Reforming Catholic Higher Education
Hesburgh believed that a Catholic university must be both authentically Catholic and academically free. In 1967 he convened leading Catholic educators for discussions that produced the Land O'Lakes statement, asserting institutional autonomy and scholarly standards equal to the best universities. He then engineered a pioneering governance reform at Notre Dame, transferring control from the religious congregation to a mixed board of lay trustees and Holy Cross Fellows. These moves, controversial at the time, set a model for Catholic higher education in the United States. In 1972, he led Notre Dame into full coeducation, welcoming women undergraduates and revising academic and residential life to reflect the change. His stance often required careful dialogue with bishops and Rome, yet he remained committed to the conviction that faith and reason thrive together when universities are free to pursue truth.

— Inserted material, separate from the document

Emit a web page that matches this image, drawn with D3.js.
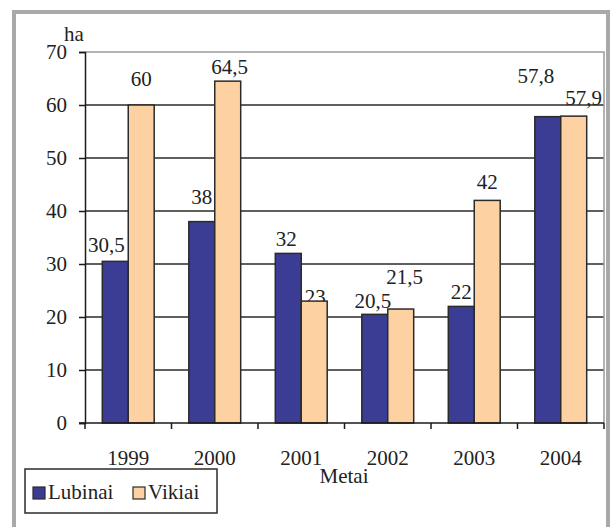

National Leadership and Civil Rights
Beyond campus, Hesburgh became a prominent national figure. President Dwight D. Eisenhower appointed him in 1957 to the newly formed U.S. Commission on Civil Rights. He served for 15 years, working with presidents John F. Kennedy and Lyndon B. Johnson to document discrimination and to strengthen federal civil rights enforcement. In 1969 he became the commission's chair. He clashed with President Richard Nixon over efforts he believed would weaken the commission's independence, and in 1972 the administration removed him. Hesburgh's public witness was captured in a widely circulated photograph of him standing arm-in-arm with Martin Luther King Jr. at a 1964 civil rights rally in Chicago, an image that linked his priestly vocation with his demand for racial justice.

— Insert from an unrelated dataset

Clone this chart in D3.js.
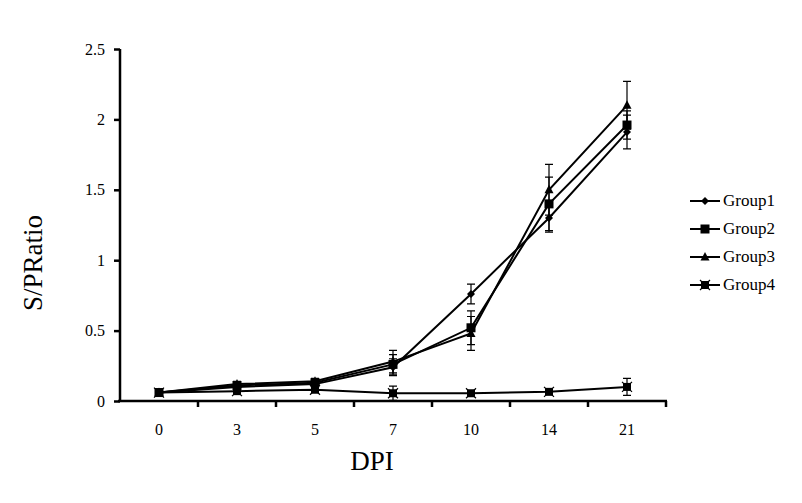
<!DOCTYPE html>
<html><head><meta charset="utf-8">
<script src="https://cdn.jsdelivr.net/npm/d3@7"></script>
<style>body{margin:0;background:#fff}svg{display:block}</style>
</head><body>
<svg id="c" width="802" height="503"></svg>
<script>
const categories = ["0","3","5","7","10","14","21"];
const yTicks = [0,0.5,1,1.5,2,2.5];
const seriesNames = ["Group1","Group2","Group3","Group4"];
const group1 = [0.06,0.10,0.12,0.24,0.76,1.30,1.91];
const group2 = [0.06,0.11,0.13,0.26,0.52,1.40,1.96];
const group3 = [0.06,0.12,0.14,0.28,0.48,1.50,2.10];
const group4 = [0.06,0.07,0.08,0.055,0.055,0.065,0.10];
const err1 = [0.01,0.02,0.02,0.06,0.07,0.10,0.12];
const err2 = [0.01,0.02,0.02,0.07,0.12,0.19,0.10];
const err3 = [0.01,0.02,0.02,0.08,0.12,0.18,0.17];
const err4 = [0.01,0.01,0.01,0.05,0.01,0.01,0.06];

const series = [
  {name:seriesNames[0], v:group1, e:err1, sym:"diamond"},
  {name:seriesNames[1], v:group2, e:err2, sym:"square"},
  {name:seriesNames[2], v:group3, e:err3, sym:"triangle"},
  {name:seriesNames[3], v:group4, e:err4, sym:"xsquare"}
];

const svg = d3.select("#c");
const x = d3.scaleBand().domain(categories).range([120,666]);
const y = d3.scaleLinear().domain([0,2.5]).range([401,49]);
const font = "'Liberation Serif','Times New Roman',serif";

// y axis
const ya = svg.append("g").attr("transform","translate(120,0)")
  .call(d3.axisLeft(y).tickValues(yTicks).tickSize(6).tickPadding(9).tickFormat(d=>d3.format("")(d)));
ya.select(".domain").attr("stroke","#000").attr("stroke-width",2.5).attr("d","M0,49V401");
ya.selectAll(".tick line").attr("stroke","#000").attr("stroke-width",2.5);
ya.selectAll("text").attr("font-family",font).attr("font-size",16).attr("fill","#000");

// x axis
const xa = svg.append("g").attr("transform","translate(0,401)");
xa.append("line").attr("x1",118).attr("x2",667).attr("y1",0).attr("y2",0).attr("stroke","#000").attr("stroke-width",2.5);
const bounds = categories.map(c=>x(c)+x.bandwidth());
xa.selectAll("line.t").data(bounds).join("line").attr("class","t")
  .attr("x1",d=>d).attr("x2",d=>d).attr("y1",0).attr("y2",6).attr("stroke","#000").attr("stroke-width",2.5);
xa.selectAll("text").data(categories).join("text")
  .attr("x",d=>x(d)+x.bandwidth()/2).attr("y",34).attr("text-anchor","middle")
  .attr("font-family",font).attr("font-size",16).text(d=>d);

// titles
svg.append("text").attr("transform","translate(42,263) rotate(-90)").attr("text-anchor","middle")
  .attr("font-family",font).attr("font-size",27).text("S/PRatio");
svg.append("text").attr("x",372).attr("y",470).attr("text-anchor","middle")
  .attr("font-family",font).attr("font-size",27).text("DPI");

const cx = c=>x(c)+x.bandwidth()/2;
const line = d3.line().x((d,i)=>cx(categories[i])).y(d=>y(d));

function drawSym(g, sym, px, py){
  if(sym==="diamond") g.append("path").attr("d",`M${px},${py-4}L${px+4},${py}L${px},${py+4}L${px-4},${py}Z`).attr("fill","#000");
  else if(sym==="square") g.append("rect").attr("x",px-4.5).attr("y",py-4.5).attr("width",9).attr("height",9).attr("fill","#000");
  else if(sym==="triangle") g.append("path").attr("d",`M${px},${py-5}L${px+4.5},${py+3.5}L${px-4.5},${py+3.5}Z`).attr("fill","#000");
  else { g.append("rect").attr("x",px-4).attr("y",py-4).attr("width",8).attr("height",8).attr("fill","#000");
         g.append("path").attr("d",`M${px-5},${py-5}L${px+5},${py+5}M${px+5},${py-5}L${px-5},${py+5}`).attr("stroke","#000").attr("stroke-width",1.2); }
}

series.forEach(s=>{
  const g = svg.append("g");
  s.v.forEach((v,i)=>{
    const px = cx(categories[i]);
    const t = y(v+s.e[i]), b = y(Math.max(0,v-s.e[i]));
    g.append("path").attr("d",`M${px},${t}V${b}M${px-4},${t}H${px+4}M${px-4},${b}H${px+4}`)
      .attr("stroke","#000").attr("stroke-width",1.2).attr("fill","none");
  });
  g.append("path").datum(s.v).attr("d",line).attr("fill","none").attr("stroke","#000").attr("stroke-width",2);
  s.v.forEach((v,i)=>drawSym(g,s.sym,cx(categories[i]),y(v)));
});

// legend
const lg = svg.append("g");
series.forEach((s,i)=>{
  const ly = 201 + i*28;
  lg.append("line").attr("x1",690).attr("x2",720).attr("y1",ly).attr("y2",ly).attr("stroke","#000").attr("stroke-width",2);
  drawSym(lg,s.sym,705,ly);
  lg.append("text").attr("x",723).attr("y",ly+5).attr("font-family",font).attr("font-size",17).text(s.name);
});
</script>
</body></html>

Public Service in Science, Immigration, and Reconciliation
Hesburgh's civic portfolio ranged widely. He served on the National Science Board, advocating strong federal support for basic research and science education. President Gerald Ford appointed him to the Presidential Clemency Board reviewing the cases of Vietnam-era draft evaders and deserters, where Hesburgh pressed for policies that balanced justice and reconciliation. Under President Jimmy Carter, he chaired the Select Commission on Immigration and Refugee Policy; its 1981 recommendations, delivered to President Ronald Reagan, urged employer sanctions coupled with legalization for long-term undocumented residents and shaped the Immigration Reform and Control Act of 1986. He later co-chaired, with William Friday, the Knight Commission on Intercollegiate Athletics, pushing American universities to restore academic integrity and financial transparency in college sports.

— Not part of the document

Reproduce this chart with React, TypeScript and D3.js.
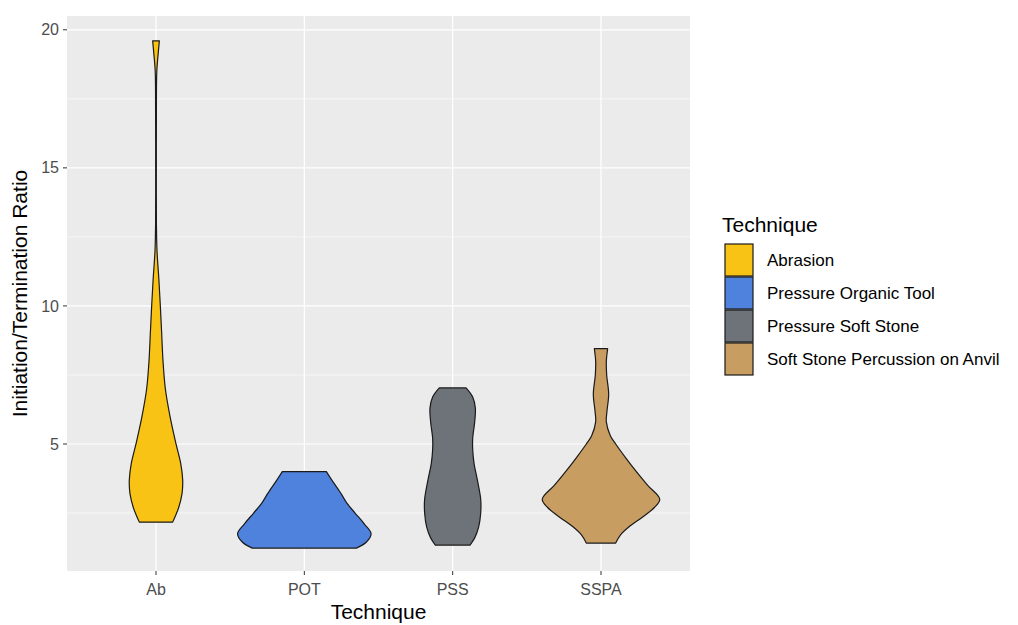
import React from "react";
import * as d3 from "d3";

const categories = ["Ab", "POT", "PSS", "SSPA"];
const legendLabels = ["Abrasion", "Pressure Organic Tool", "Pressure Soft Stone", "Soft Stone Percussion on Anvil"];
const fills = ["#F9C316", "#4F82DC", "#6D7379", "#C89D62"];
const yTicks = [5, 10, 15, 20];
const yMinor = [2.5, 7.5, 12.5, 17.5];

// density profiles: [ratio value, relative half-width (0..1)]
const abProfile: [number, number][] = [
  [2.17, 0.25], [2.7, 0.34], [3.2, 0.39], [3.7, 0.4], [4.3, 0.37], [5.0, 0.3], [6.0, 0.21],
  [7.0, 0.14], [8.0, 0.105], [9.0, 0.085], [10.0, 0.065], [11.0, 0.042], [12.0, 0.015], [13.0, 0.006],
  [15.0, 0.005], [17.0, 0.006], [18.5, 0.012], [19.2, 0.035], [19.6, 0.05],
];
const potProfile: [number, number][] = [
  [1.23, 0.78], [1.45, 0.93], [1.75, 1.0], [2.1, 0.9], [2.5, 0.76], [2.85, 0.64], [3.2, 0.55],
  [3.7, 0.41], [4.0, 0.33],
];
const pssProfile: [number, number][] = [
  [1.34, 0.26], [1.6, 0.33], [2.0, 0.39], [2.5, 0.42], [3.0, 0.42], [3.7, 0.37], [4.3, 0.32],
  [4.8, 0.3], [5.2, 0.3], [5.8, 0.33], [6.3, 0.34], [6.7, 0.3], [7.03, 0.2],
];
const sspaProfile: [number, number][] = [
  [1.41, 0.22], [1.7, 0.29], [2.0, 0.42], [2.35, 0.62], [2.7, 0.8], [3.0, 0.88], [3.5, 0.7],
  [4.0, 0.53], [4.5, 0.37], [5.0, 0.22], [5.3, 0.14], [5.8, 0.08], [6.2, 0.09], [6.8, 0.115],
  [7.5, 0.085], [8.0, 0.08], [8.45, 0.1],
];
const profiles = [abProfile, potProfile, pssProfile, sspaProfile];

const W = 1018, H = 625;
const panel = { left: 67, right: 690, top: 16, bottom: 571 };
const FONT = "'Liberation Sans', Arial, sans-serif";

export default function App() {
  const x = d3.scalePoint<string>().domain(categories).range([panel.left, panel.right]).padding(0.6);
  const y = d3.scaleLinear().domain([0.4, 20.5]).range([panel.bottom, panel.top]);
  const halfMax = x.step() * 0.45;

  return (
    <svg width={W} height={H} style={{ position: "absolute", left: 0, top: 0, background: "#fff" }}>
      <rect x={panel.left} y={panel.top} width={panel.right - panel.left} height={panel.bottom - panel.top} fill="#EBEBEB" />
      {yMinor.map((t) => (
        <line key={"mn" + t} x1={panel.left} x2={panel.right} y1={y(t)} y2={y(t)} stroke="#fff" strokeWidth={0.6} />
      ))}
      {yTicks.map((t) => (
        <line key={"mj" + t} x1={panel.left} x2={panel.right} y1={y(t)} y2={y(t)} stroke="#fff" strokeWidth={1.2} />
      ))}
      {categories.map((c) => (
        <line key={"vx" + c} x1={x(c)} x2={x(c)} y1={panel.top} y2={panel.bottom} stroke="#fff" strokeWidth={1.2} />
      ))}
      {profiles.map((p, i) => {
        const cx = x(categories[i]) as number;
        const area = d3
          .area<[number, number]>()
          .y((d) => y(d[0]))
          .x0((d) => cx - d[1] * halfMax)
          .x1((d) => cx + d[1] * halfMax)
          .curve(d3.curveCatmullRom.alpha(0.5));
        return (
          <path key={"v" + i} d={area(p) || ""} fill={fills[i]} stroke="#1a1a1a" strokeWidth={1.2} strokeLinejoin="round" />
        );
      })}
      {/* y axis */}
      {yTicks.map((t) => (
        <g key={"yt" + t}>
          <line x1={panel.left - 4} x2={panel.left} y1={y(t)} y2={y(t)} stroke="#333" strokeWidth={1} />
          <text x={panel.left - 8} y={y(t)} dy="0.35em" textAnchor="end" fontFamily={FONT} fontSize={16} fill="#4D4D4D">
            {t}
          </text>
        </g>
      ))}
      {categories.map((c) => (
        <g key={"xt" + c}>
          <line x1={x(c)} x2={x(c)} y1={panel.bottom} y2={panel.bottom + 4} stroke="#333" strokeWidth={1} />
          <text x={x(c)} y={panel.bottom + 24} textAnchor="middle" fontFamily={FONT} fontSize={16} fill="#4D4D4D">
            {c}
          </text>
        </g>
      ))}
      <text x={(panel.left + panel.right) / 2} y={619} textAnchor="middle" fontFamily={FONT} fontSize={21} fill="#000">
        Technique
      </text>
      <text
        transform={`translate(27,${(panel.top + panel.bottom) / 2}) rotate(-90)`}
        textAnchor="middle"
        fontFamily={FONT}
        fontSize={21}
        fill="#000"
      >
        Initiation/Termination Ratio
      </text>
      {/* legend */}
      <text x={722} y={232} fontFamily={FONT} fontSize={21} fill="#000">
        Technique
      </text>
      {legendLabels.map((l, i) => (
        <g key={"lg" + i}>
          <rect x={725} y={244 + i * 33} width={28} height={32} fill={fills[i]} stroke="#1a1a1a" strokeWidth={1.2} />
          <text x={767} y={260 + i * 33} dy="0.35em" fontFamily={FONT} fontSize={17} fill="#000">
            {l}
          </text>
        </g>
      ))}
    </svg>
  );
}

Leadership in Philanthropy and Public Life
Hesburgh's stature drew him into corporate and philanthropic boardrooms. He served on the board of the Rockefeller Foundation and eventually chaired it, working closely with David Rockefeller and other trustees to expand global health, agricultural development, and scholarship initiatives. He also accepted directorships in the private sector, including at the Chase Manhattan Bank, while carefully defending the independence of his academic and pastoral commitments. His ease among public officials from both parties, Eisenhower, Kennedy, Johnson, Nixon, Ford, Carter, and Reagan, rested on a reputation for candor, a willingness to listen, and a habit of framing policy in moral as well as pragmatic terms.
Faith, Scholarship, and Institutional Growth
As a Holy Cross priest, Hesburgh prayed the Divine Office, presided at Mass, and kept regular pastoral hours with students and alumni. His writings and addresses, later collected in volumes such as The Hesburgh Papers and his memoir God, Country, Notre Dame, took up themes of conscience, the dignity of the human person, and the responsibilities of democratic citizenship. Under his presidency, Notre Dame's endowment, faculty credentials, and research output grew dramatically. He cultivated international programs, strengthened the arts and letters alongside the sciences, and encouraged peace and human rights studies that later found a home in institutes such as the Kroc Institute for International Peace Studies, supported by benefactors including Joan B. Kroc. By the time he stepped down in 1987, Notre Dame had become a university whose Catholic character was expressed as much in intellectual ambition and service to the common good as in sacramental life.
Honors and Influence
Hesburgh received the Presidential Medal of Freedom from President Johnson, recognizing his civil rights work, and later the Congressional Gold Medal. Universities across the country and abroad awarded him more than a hundred honorary degrees, a total that for years was said to be the most held by any American. He advised popes, presidents, governors, and philanthropists, yet his counsel was equally sought by students. He favored conversation over confrontation, but he did not shy away from public disagreements when he believed core principles, human dignity, racial equality, academic honesty, were at stake.
Final Years and Legacy
After retiring as president, Hesburgh kept an office on campus and remained a robust presence at Notre Dame, supporting faculty, engaging students, and sustaining friendships with leaders such as Edmund P. Joyce, whose partnership he always credited as essential to Notre Dame's modern rise. He continued to write, to serve on commissions, and to speak about science, ethics, immigration, and the role of religion in public life. He died on February 26, 2015, in South Bend, Indiana, at age 97. His funeral drew civil rights leaders, churchmen, public officials, and generations of alumni. The career he fashioned, priest, educator, and citizen, left an enduring template for how a university can serve church and nation, and how a clergyman can move with integrity between chapel, classroom, and the public square.